22,50€
In stock
Although Berlin-based musical seekers Jules Reidy and Sam Dunscombe are friends who’ve worked together in numerous contexts over the last decade or so, Edge Games is their first, long overdue collaborative album. Over two expansive, mind-bending excursions the former’s microtonal guitar lines are woven into a gorgeously unstable mass of synthesis, field recordings, and clarinet produced by the latter, but it’s important to note that the recording process was deeply collaborative, with a rigorous yet generous back-and-forth between the duo’s sympathetic aesthetic tendencies. As Dunscombe earnestly jokes, “Think of it as being written by Jam Dundy, a synthetic person who exists when our powers combine.”
In recent years Dunscombe has pursued an adaptation of what she calls a “post-Romanian-spectralist idea of ‘Mass Plasma Synthesis,’” building a thick morass of churning sound from literally thousands of clustered sine waves that creep around using a set of pitch relations, only to be deftly subverted.

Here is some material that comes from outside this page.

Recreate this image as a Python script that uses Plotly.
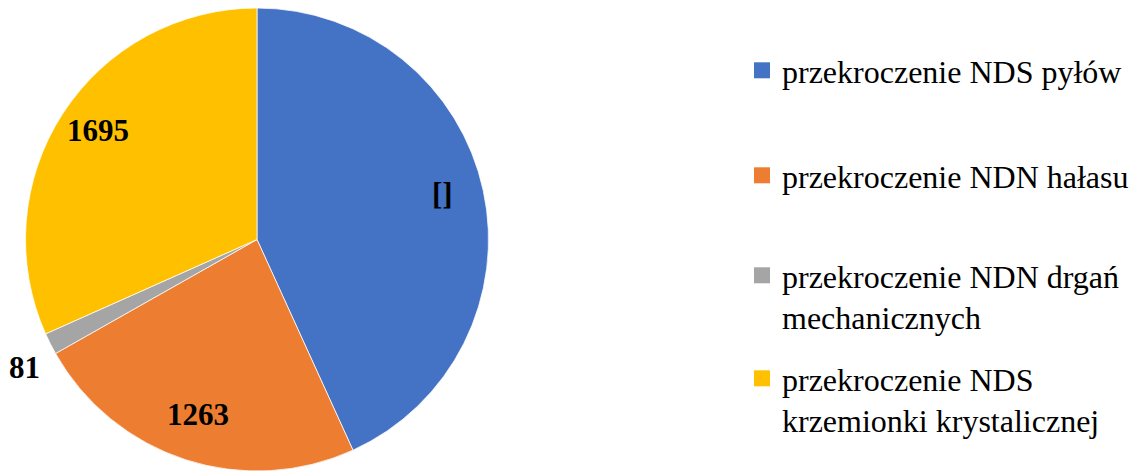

It’s one of the many ways the project illuminates the album title, creatively and playfully straddling and skirting different edges. This decision gives that crushing din a delicious instability, “a sort of uncanny valley between the linear and the cyclical (the sacred and the profane),” as Dunscombe says. Reidy, playing a custom-made guitar with adjustable frets built by Berlin instrument maker and designer Sukandar Kartardinata, embraces the illusory dichotomy between static and active in the dense electronic foundation with ornate microtonal lines that alternately float atop and burrow within the churning tumult.